Toshi pondered for a moment and replied, "I guess that's because it's farm-raised?"
Watching Toshi expertly fillet the Hamachi, I admired his skill. He separated the belly from the back, reserving the belly for special customers who enjoyed it as Hamachi Toro at a higher price. The remaining half fillet was cut into four smaller pieces and carefully placed inside the Neta Case.
He then removed the collar, wrapping it in plastic before handing it to the kitchen chef, who would serve it as Grilled Hamachi Kama Collar with Daikon Oroshi, Grated Radish, and Ponzu Sauce.

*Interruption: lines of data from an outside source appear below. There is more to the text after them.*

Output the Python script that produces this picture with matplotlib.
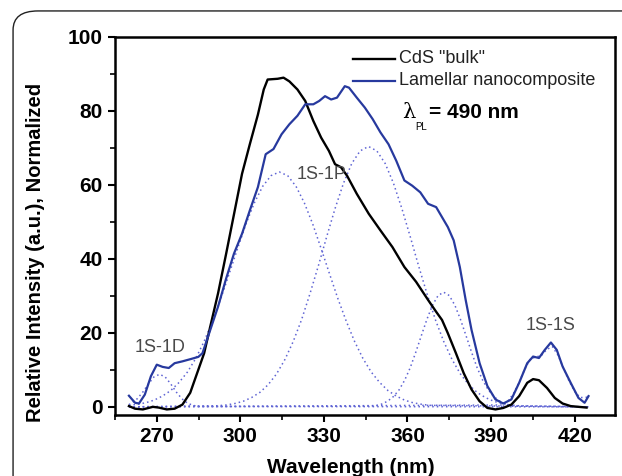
import matplotlib.pyplot as plt
from matplotlib.patches import FancyBboxPatch
from matplotlib.ticker import MultipleLocator

plt.rcParams['font.family'] = ['Liberation Sans', 'DejaVu Sans']

# CdS "bulk" excitation spectrum
bulk_x = [260, 262.2, 265, 268.6, 270.7, 273.6, 276.4, 279.2, 282, 284.9, 287, 289.2,
          292, 294.9, 297.7, 300.6, 303.4, 306.3, 308.4, 309.8, 313.4, 315.5, 317.6,
          320.5, 323.3, 326.2, 329, 331.8, 334, 336.1, 338.3, 341.8, 346.1, 350.3,
          354.6, 358.9, 363.1, 367.4, 370.3, 372.4, 374.5, 377.4, 380.2, 383, 385.9,
          388.7, 391.6, 394.4, 397.3, 400.1, 403, 405.1, 407.2, 410.1, 412.9, 415.7,
          418.6, 424.3]
bulk_y = [0.2, -0.5, -0.7, 0, -0.2, -0.7, -0.5, 0.6, 3.8, 10, 14.5, 21.7,
          30.7, 41.4, 52, 63, 71, 79, 85.8, 88.5, 88.7, 89, 88,
          85.8, 82.7, 77.3, 72.8, 69.2, 65.6, 64.8, 62.5, 57.6, 52.2, 47.7,
          43.2, 37.8, 33.8, 28.9, 25.7, 23.5, 19.9, 14.5, 9.1, 4.7, 1.5,
          -0.3, -0.7, -0.3, 0.6, 2.9, 6.5, 7.5, 7.2, 5.1, 2.4, 0.9,
          0.2, -0.2]

# Lamellar nanocomposite
lam_x = [260, 262.2, 263.6, 265.7, 267.9, 270, 272.1, 274.3, 276.4, 279.2, 282.1, 284.9,
         286.4, 289.2, 292, 294.9, 297.7, 300.6, 303.4, 306.3, 309.1, 311.9, 314.8,
         317.6, 320.5, 323.3, 326.2, 328.3, 330.4, 332.6, 334.7, 337.5, 339, 341.8,
         344.7, 347.5, 350.3, 353.2, 356, 358.9, 361.7, 364.6, 367.4, 370.3, 372.4,
         374.5, 376.6, 378.8, 380.9, 383, 385.9, 388.7, 391.6, 394.4, 397.3, 400.1,
         403, 405.1, 407.2, 409.3, 411.5, 413.6, 415.7, 418.6, 421.4, 423.6, 425]
lam_y = [3, 1.1, 0.9, 3.3, 8.3, 11.4, 10.8, 10.5, 11.8, 12.3, 12.9, 13.5,
         14.5, 20.8, 27.1, 34.7, 41.4, 46.8, 53.1, 59.4, 68.3, 69.7, 73.7,
         76.4, 78.7, 81.8, 81.8, 82.7, 84, 83.1, 83.6, 86.7, 86.3, 83.6,
         80.9, 77.8, 74.2, 71, 66.5, 61.2, 59.8, 58, 54.9, 54, 51.3,
         48.6, 45, 37.8, 28.9, 20.8, 11.8, 5.6, 2, 0.9, 2, 6.5,
         11.8, 13.6, 13.2, 15.4, 17.4, 15.4, 10.9, 6.5, 2.4, 1.1, 2.9]

# fitted components (dotted)
d_x = [260, 261, 263, 265, 267, 269, 271, 273, 275, 277, 279, 281, 283, 285, 425]
d_y = [0.6, 1.0, 2.2, 4.0, 6.2, 8.1, 8.8, 8.1, 6.2, 4.0, 2.2, 1.0, 0.4, 0.1, 0]

p1_x = list(range(260, 369, 3)) + [425]
p1_y = [0.4, 0.7, 1.1, 1.8, 2.9, 4.4, 6.6, 9.4, 13.1, 17.7, 23.2, 29.3, 36.0, 42.8,
        49.4, 55.1, 59.6, 62.5, 63.5, 62.5, 59.6, 55.1, 49.4, 42.8, 36.0, 29.3, 23.2,
        17.7, 13.1, 9.4, 6.6, 4.4, 2.9, 1.8, 1.1, 0.7, 0.4, 0]

p2_x = [260] + list(range(292, 401, 3)) + [425]
p2_y = [0, 0.3, 0.5, 0.9, 1.5, 2.5, 3.9, 6.0, 8.9, 12.8, 17.7, 23.6, 30.6, 38.1, 46.0,
        53.6, 60.4, 65.8, 69.2, 70.4, 69.2, 65.8, 60.4, 53.6, 46.0, 38.1, 30.6, 23.6,
        17.7, 12.8, 8.9, 6.0, 3.9, 2.5, 1.5, 0.9, 0.5, 0.3, 0]

p3_x = [260] + list(range(347, 400, 2)) + [425]
p3_y = [0, 0.2, 0.4, 0.8, 1.6, 2.8, 4.6, 7.2, 10.6, 14.8, 19.3, 23.7, 27.5, 30.1, 31.0,
        30.1, 27.5, 23.7, 19.3, 14.8, 10.6, 7.2, 4.6, 2.8, 1.6, 0.8, 0.4, 0.2, 0]

s_x = [260, 394, 396, 398, 400, 402, 404, 406, 408, 410, 412, 414, 416, 418, 420, 422, 424.5]
s_y = [0, 0.5, 1.5, 3.5, 6.5, 10.0, 12.8, 13.5, 13.8, 15.5, 16.3, 14.0, 10.5, 7.0, 4.2, 2.5, 2.6]

fig = plt.figure(figsize=(6.22, 4.76), dpi=100)
fig.patches.append(FancyBboxPatch((0.021, -0.2), 1.2, 1.177,
                                  boxstyle="round,pad=0,rounding_size=0.04",
                                  transform=fig.transFigure, fill=False,
                                  edgecolor='#222222', linewidth=1.0))
ax = fig.add_axes([0.1849, 0.1282, 0.8038, 0.7941])

dot = dict(color='#5f64d4', linestyle=(0, (1, 2)), linewidth=1.1)
for cx, cy in [(d_x, d_y), (p1_x, p1_y), (p2_x, p2_y), (p3_x, p3_y), (s_x, s_y)]:
    ax.plot(cx, cy, **dot)

ax.plot(bulk_x, bulk_y, color='black', linewidth=1.7)
ax.plot(lam_x, lam_y, color='#27399e', linewidth=1.6)

ax.set_xlim(255, 434.5)
ax.set_ylim(-2.2, 100)
ax.xaxis.set_major_locator(MultipleLocator(30))
ax.xaxis.set_minor_locator(MultipleLocator(15))
ax.yaxis.set_major_locator(MultipleLocator(20))
ax.yaxis.set_minor_locator(MultipleLocator(10))
ax.tick_params(which='major', direction='out', length=5, width=1.5, pad=4,
               labelsize=15)
ax.tick_params(which='minor', direction='out', length=3.5, width=1.2)
for lab in ax.get_xticklabels() + ax.get_yticklabels():
    lab.set_fontweight('bold')
for sp in ax.spines.values():
    sp.set_linewidth(1.8)

ax.set_xlabel('Wavelength (nm)', fontsize=15, fontweight='bold')
ax.set_ylabel('Relative Intensity (a.u.), Normalized', fontsize=14.5,
              fontweight='bold')
ax.yaxis.set_label_coords(-0.14, 0.43)
ax.xaxis.set_label_coords(0.472, -0.115)

# legend drawn by hand
ax.plot([0.476, 0.56], [0.942, 0.942], color='black', linewidth=1.7,
        transform=ax.transAxes)
ax.plot([0.476, 0.56], [0.884, 0.884], color='#27399e', linewidth=1.6,
        transform=ax.transAxes)
ax.text(0.568, 0.942, 'CdS "bulk"', transform=ax.transAxes, fontsize=13,
        va='center', color='#222222')
ax.text(0.568, 0.884, 'Lamellar nanocomposite', transform=ax.transAxes,
        fontsize=13, va='center', color='#222222')
ax.text(0.575, 0.80, 'λ', transform=ax.transAxes, fontsize=15,
        family='DejaVu Serif', va='center')
ax.text(0.6, 0.762, 'PL', transform=ax.transAxes, fontsize=7, va='center')
ax.text(0.628, 0.80, '= 490 nm', transform=ax.transAxes, fontsize=15,
        fontweight='bold', va='center')

gray = '#4a4a4a'
ax.text(271.2, 16.0, '1S-1D', fontsize=13, color=gray, ha='center', va='center')
ax.text(329.3, 62.7, '1S-1P', fontsize=13, color=gray, ha='center', va='center')
ax.text(411.2, 22.1, '1S-1S', fontsize=13, color=gray, ha='center', va='center')

fig.savefig('out.png', dpi=100)
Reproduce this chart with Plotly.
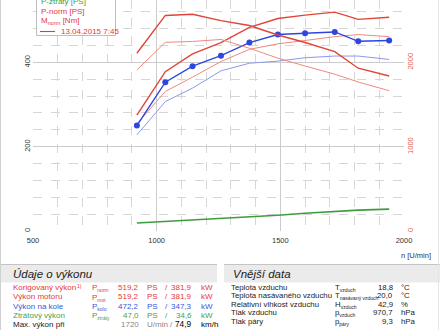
import plotly.graph_objects as go

# ---------------- data ----------------
rpm = [920, 1035, 1145, 1260, 1375, 1490, 1600, 1720, 1815, 1940]
p_kolo = [250, 353, 391, 416, 447, 466, 469, 472.2, 450, 452]          # blue with markers [PS]
p_kolo_ref = [228, 307, 339, 380, 398, 403, 411, 415, 415, 407]          # thin blue (13.04.2015)
p_norm = [275, 378, 420, 447, 483, 504, 512, 519.2, 502, 507]            # thick red [PS]
p_norm_ref = [254, 331, 365, 402, 431, 444, 452, 461, 466, 461]          # thin red [PS]
m_norm = [2108, 2557, 2571, 2495, 2437, 2325, 2236, 2127, 1931, 1839]    # thick red [Nm]
m_norm_ref = [1910, 2238, 2248, 2272, 2168, 2050, 1957, 1860, 1767, 1664]  # thin red [Nm]
p_ztraty = [19, 22.5, 26, 29.5, 33.5, 37.5, 42, 47, 49.5, 52]            # green [PS]

x_ticks = [500, 1000, 1500, 2000]
y_ticks = [0, 200, 400]
y2_ticks = [0, 1000, 2000]

legend_items = ["P-ztráty [PS]", "P-norm [PS]", "M<sub>norm</sub> [Nm]", "13.04.2015 7:45"]

perf_rows = [
    ("Korigovaný výkon", "P", "norm", "519,2", "PS", "/", "381,9", "kW"),
    ("Výkon motoru", "P", "mot", "519,2", "PS", "/", "381,9", "kW"),
    ("Výkon na kole", "P", "kolo", "472,2", "PS", "/", "347,3", "kW"),
    ("Ztrátový výkon", "P", "ztráty", "47,0", "PS", "/", "34,6", "kW"),
]
max_row = ("Max. výkon při", "1720", "U/min /", "74,9", "km/h")

ext_rows = [
    ("Teplota vzduchu", "T", "vzduch", "18,8", "°C"),
    ("Teplota nasávaného vzduchu", "T", "nasávaný vzduch", "20,0", "°C"),
    ("Relativní vlhkost vzduchu", "H", "vzduch", "42,9", "%"),
    ("Tlak vzduchu", "p", "vzduch", "970,7", "hPa"),
    ("Tlak páry", "p", "páry", "9,3", "hPa"),
]

# ---------------- styles ----------------
RED = "#e2443a"
RED_T = "#f08a7c"
BLUE = "#2f45e0"
BLUE_T = "#8d98ec"
GREEN = "#3e9b3e"
T_RED = "#e8383a"
T_BLUE = "#3a58d8"
T_GREEN = "#4ba04b"
FONT = "Liberation Sans, Arial, sans-serif"

W, H = 440, 330
L, R, T, B = 33, 36, 0, 99
PW, PH = W - L - R, H - T - B


def px(x):
    return (x - L) / PW


def py(y):
    return (T + PH - y) / PH


fig = go.Figure()
fig.add_trace(go.Scatter(x=rpm, y=p_ztraty, mode="lines", line=dict(color=GREEN, width=1.6)))
fig.add_trace(go.Scatter(x=rpm, y=p_kolo_ref, mode="lines", line=dict(color=BLUE_T, width=1)))
fig.add_trace(go.Scatter(x=rpm, y=p_norm_ref, mode="lines", line=dict(color=RED_T, width=1)))
fig.add_trace(go.Scatter(x=rpm, y=m_norm_ref, mode="lines", line=dict(color=RED_T, width=1), yaxis="y2"))
fig.add_trace(go.Scatter(x=rpm, y=m_norm, mode="lines", line=dict(color=RED, width=1.4), yaxis="y2"))
fig.add_trace(go.Scatter(x=rpm, y=p_norm, mode="lines", line=dict(color=RED, width=1.4)))
fig.add_trace(go.Scatter(x=rpm, y=p_kolo, mode="lines+markers", line=dict(color=BLUE, width=1.4),
                         marker=dict(color=BLUE, size=6)))

ann = []
shapes = []


def text(x, y, s, color="#222", size=8, anchor="left", italic=False):
    if italic:
        s = "<i>" + s + "</i>"
    ann.append(dict(x=px(x), y=py(y), xref="paper", yref="paper", text=s, showarrow=False,
                    xanchor=anchor, yanchor="middle", font=dict(color=color, size=size, family=FONT)))


# legend box
shapes.append(dict(type="rect", xref="paper", yref="paper", x0=px(36.5), x1=px(115.5), y0=py(35.5), y1=py(-5),
                   line=dict(color="#bdbdbd", width=1), fillcolor="white", layer="above"))
text(39, 1.5, legend_items[0], GREEN, 8)
text(39, 11, legend_items[1], T_RED, 8)
text(39, 20.5, legend_items[2], T_RED, 8)
shapes.append(dict(type="line", xref="paper", yref="paper", x0=px(40), x1=px(55), y0=py(31.5), y1=py(31.5),
                   line=dict(color="#e8383a", width=1.1), layer="above"))
text(59, 31.5, legend_items[3], T_RED, 8)

# axis title
text(433, 255, "n [U/min]", "#333", 7.5, anchor="right")

# header bands
for x0, x1 in [(0, 217), (224, 440)]:
    shapes.append(dict(type="rect", xref="paper", yref="paper", x0=px(x0), x1=px(x1), y0=py(282.5), y1=py(264.5),
                       line=dict(width=0), fillcolor="#ebebeb", layer="above"))
    shapes.append(dict(type="line", xref="paper", yref="paper", x0=px(x0), x1=px(x1), y0=py(264.5), y1=py(264.5),
                       line=dict(color="#c4c4c4", width=1), layer="above"))
text(11, 274, "Údaje o výkonu", "#222", 11.5, italic=True)
text(231, 274, "Vnější data", "#222", 11.5, italic=True)


def sym(main, sub):
    return main + "<sub><span style='font-size:5px'>" + sub + "</span></sub>"


# performance table
row_y = [287.5, 296.8, 306, 315.2, 324.4]
cols = [T_RED, T_RED, T_BLUE, T_GREEN]
for i, (lab, s_main, s_sub, v1, u1, sl, v2, u2) in enumerate(perf_rows):
    yy = row_y[i]
    c = cols[i]
    text(11, yy, lab, c, 8)
    text(90, yy + 0.8, sym(s_main, s_sub), c, 8)
    text(141, yy, v1, c, 8, anchor="right")
    text(145, yy, u1, c, 8)
    text(166, yy, sl, c, 8, anchor="center")
    text(194, yy, v2, c, 8, anchor="right")
    text(199, yy, u2, c, 8)
text(75, 286.2, "1)", T_RED, 5)
yy = row_y[4]
text(11, yy, max_row[0], "#222", 8)
text(141, yy, max_row[1], "#888", 8, anchor="right")
text(145, yy, max_row[2], "#888", 8)
text(194, yy, max_row[3], "#000", 8.3, anchor="right")
text(199, yy, max_row[4], "#000", 8)

# external data table
ext_y = [287.5, 295.5, 304, 312.5, 321.5]
for i, (lab, s_main, s_sub, v, u) in enumerate(ext_rows):
    yy = ext_y[i]
    text(229, yy, lab, "#222", 7.8)
    text(333, yy + 0.8, sym(s_main, s_sub), "#222", 7.8)
    text(395, yy, v, "#222", 7.8, anchor="right")
    text(399, yy, u, "#222", 7.8)

# frame lines of the page
shapes.append(dict(type="line", xref="paper", yref="paper", x0=px(0.5), x1=px(0.5), y0=py(0), y1=py(330),
                   line=dict(color="#d0d0d0", width=1), layer="above"))
shapes.append(dict(type="line", xref="paper", yref="paper", x0=px(438.5), x1=px(438.5), y0=py(0), y1=py(330),
                   line=dict(color="#e4e4e4", width=1), layer="above"))

fig.update_layout(
    width=W, height=H, margin=dict(l=L, r=R, t=T, b=B, pad=0),
    paper_bgcolor="white", plot_bgcolor="white", showlegend=False,
    font=dict(family=FONT, size=7.5, color="#333"),
    xaxis=dict(range=[500, 2000], tickvals=x_ticks, ticktext=[str(v) for v in x_ticks],
               showgrid=True, gridcolor="#cccccc", gridwidth=1, zeroline=False,
               showline=False, ticks="", ticklen=0, ticklabelstandoff=3, tickfont=dict(size=7.5, color="#333"),
               minor=dict(dtick=100, tick0=500, showgrid=True, gridcolor="#d6d6d6", griddash="dash", gridwidth=1)),
    yaxis=dict(range=[0, 548], tickvals=y_ticks, ticktext=[str(v) for v in y_ticks], tickangle=-90,
               showgrid=True, gridcolor="#cccccc", gridwidth=1, zeroline=False, showline=False,
               ticks="", ticklabelstandoff=1, tickfont=dict(size=7.5, color="#333"),
               minor=dict(dtick=40, tick0=0, showgrid=True, gridcolor="#d6d6d6", griddash="dash", gridwidth=1)),
    yaxis2=dict(range=[0, 2740], overlaying="y", side="right", tickvals=y2_ticks,
                ticktext=[str(v) for v in y2_ticks], tickangle=-90, showgrid=False, zeroline=False,
                showline=False, ticks="", tickfont=dict(size=7.5, color="#e05a4a")),
    annotations=ann, shapes=shapes,
)

fig.write_html("out.html")
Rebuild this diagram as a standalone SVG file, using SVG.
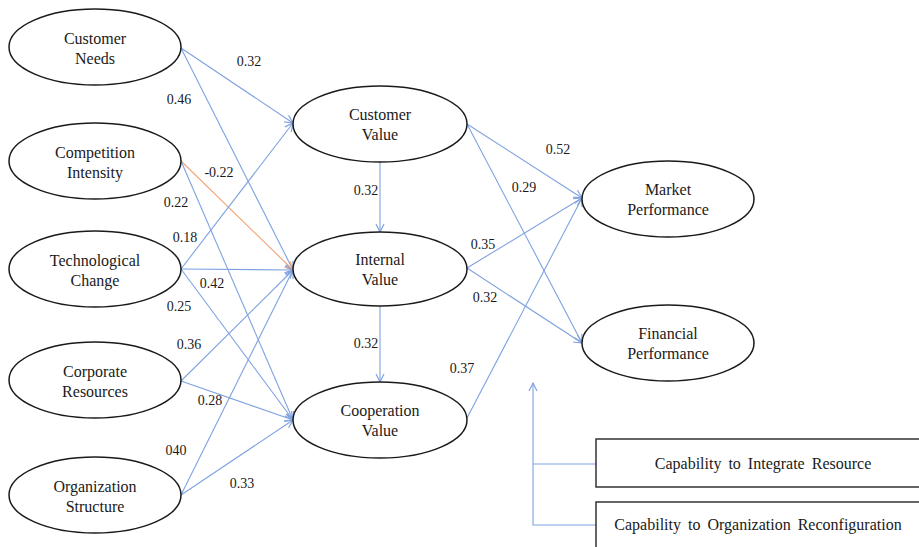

"I like Hamachi," I mentioned to Toshi.
"Ah, I used to enjoy it too, before becoming a Sushi Chef. Now, I can't eat it anymore," Toshi confessed.
"Can't eat it? Why not?" I inquired.
"It's too oily. It's a common trait of farm-raised fish. They are fed to grow faster and fatter, with little exercise. That's why many people love them," Toshi said. "But for me, the taste has changed. It's now too oily, unpleasant, and unnatural."
I disagreed with Toshi at that moment, as I still savored the flavors of Hamachi Nigiri and Sashimi.
However, as time passed, I found myself tasting Hamachi again, and my perspective shifted dramatically. Toshi's words rang true, and the fish indeed tasted overwhelmingly fatty and oily, no longer enjoyable to my palate.
"Toshi-san, you were right about Hamachi," I admitted.
"I can't eat Hamachi anymore," my voice echoed with surprise.
"As you said, it tastes too oily."
"See, what did I tell you," Toshi said with a smile. "No more Hamachi for you, Kaz. Looks like you're becoming a true sushi chef."